Scalia got the better of Alito in this exchange:

But Justice Scalia said there was nothing in the tradition of American free speech that would allow the government to ban depictions of violence. The thought, he said, would have been foreign to the drafters of the First Amendment, drawing a needling comment from Justice Samuel A. Alito Jr., the lone dissenter in the Stevens case.
“What Justice Scalia wants to know,” Justice Alito said, “is what James Madison thought about video games.”
“No,” Justice Scalia responded, “I want to know what James Madison thought about violence.”


And they better not ban Mortal Kombat!

Justice Elena Kagan, the court’s newest and youngest member, seemed to be the only justice with even a passing familiarity with the genre under review, even if it was secondhand.
“You think Mortal Kombat is prohibited by this statute?” she asked Mr. Morazzini. It is, she added, “an iconic game which I am sure half the clerks who work for us spent considerable time in their adolescence playing.”
Mr. Morazzini said the game was “a candidate” for government regulation.
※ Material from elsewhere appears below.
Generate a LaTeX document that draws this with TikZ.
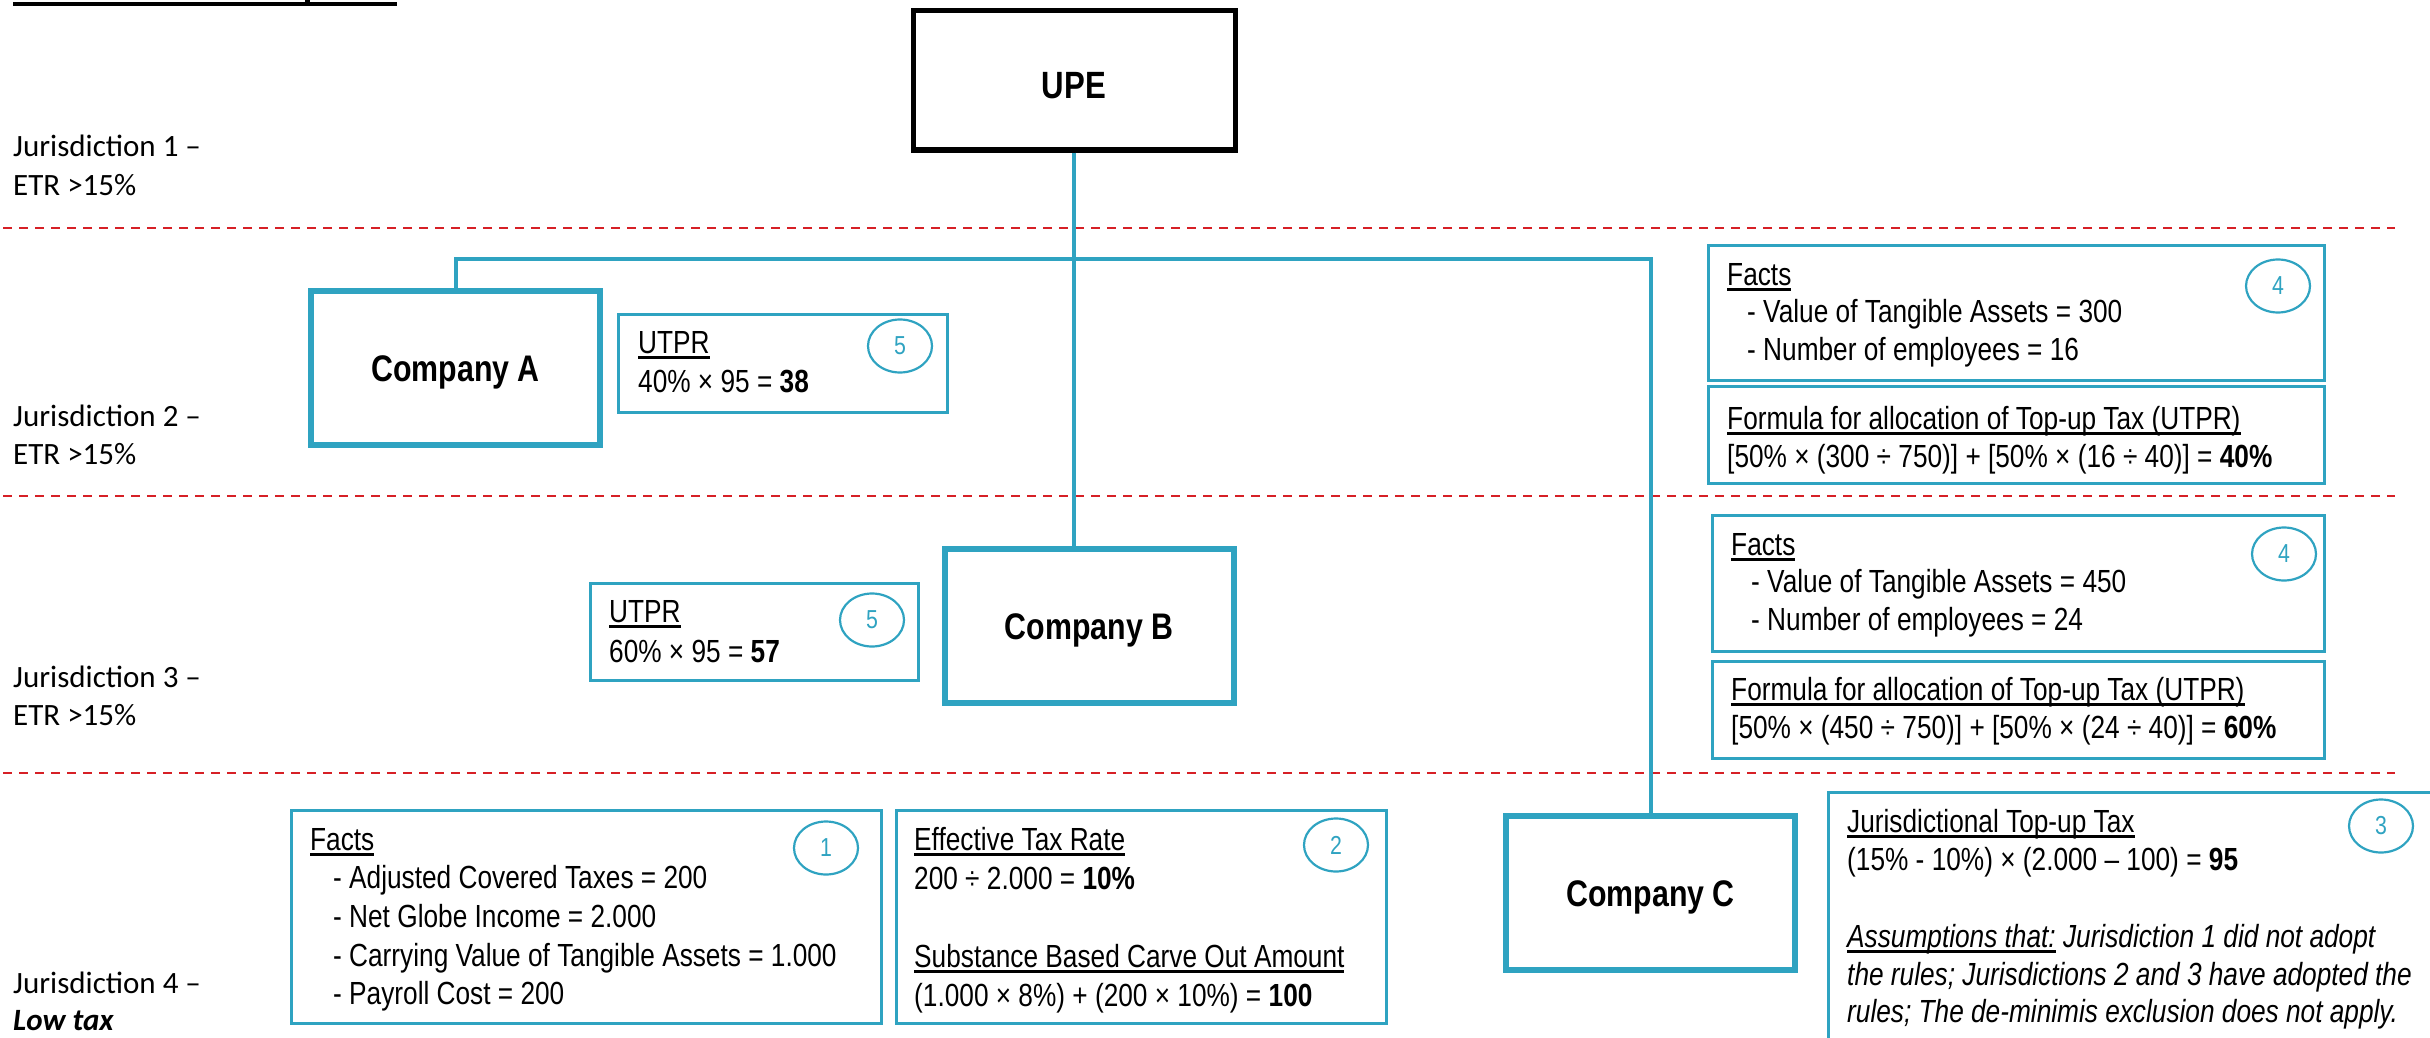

There was another big oral argument yesterday -- US v. Skilling:

A three-judge appeals court panel grilled attorneys for former Enron CEO Jeff Skilling and the government on Monday, trying to decide whether to throw out or order new trials on any of Skilling's 19 convictions.
His defense lawyer, Daniel Petrocelli, argued the U.S. Supreme Court's decision that the government was wrong to use a particular legal theory in charging Skilling with conspiracy means that charge and the remaining 18 should be thrown out.
The government contends that a rational jury would have convicted even without the faulty theory that he deprived Enron of his "honest services," because evidence overwhelmingly supported Skilling's guilt.
But the hearing, in which each side had 30 minutes to provide oral arguments, was more about the judges' questions than the lawyers' answers.
Judge Edward Prado asked if it would make more sense for the federal district court where Skilling was tried in 2006 to decide the issues raised by the Supreme Court decision.
Determining if the "honest services" theory tainted the other charges would involve digging into the voluminous details of the five-month trial, Prado said.
Petrocelli said nothing would prevent the appeals court from sending the issue to the trial judge, but that the question is one of law.
"The court isn't being asked to act as a 13th juror," or guess what the original jury was thinking, Petrocelli said. Rather it needs to look at the court record and determine if a "reasonable jury" could find Skilling not guilty based on the evidence.
"The record is filled with acquittal evidence," Petrocelli said.


You can access the audio of yesterday's Fifth Circuit oral argument via this link (53.7MB Windows Media audio file). Why don't we have that in the 11th Circuit?

Tuesday, November 02, 2010

Monday, November 01, 2010

Monday

What's new on this rainy Monday? Well, the Supreme Court took a bunch of cases, including one concerning Miranda warnings and minors. In the District, Judge Middlebrooks and Judge Graham both started mortgage fraud trials this morning. A bunch of those cases are now starting to go and there have been a bunch of acquittals for straw buyers. What else?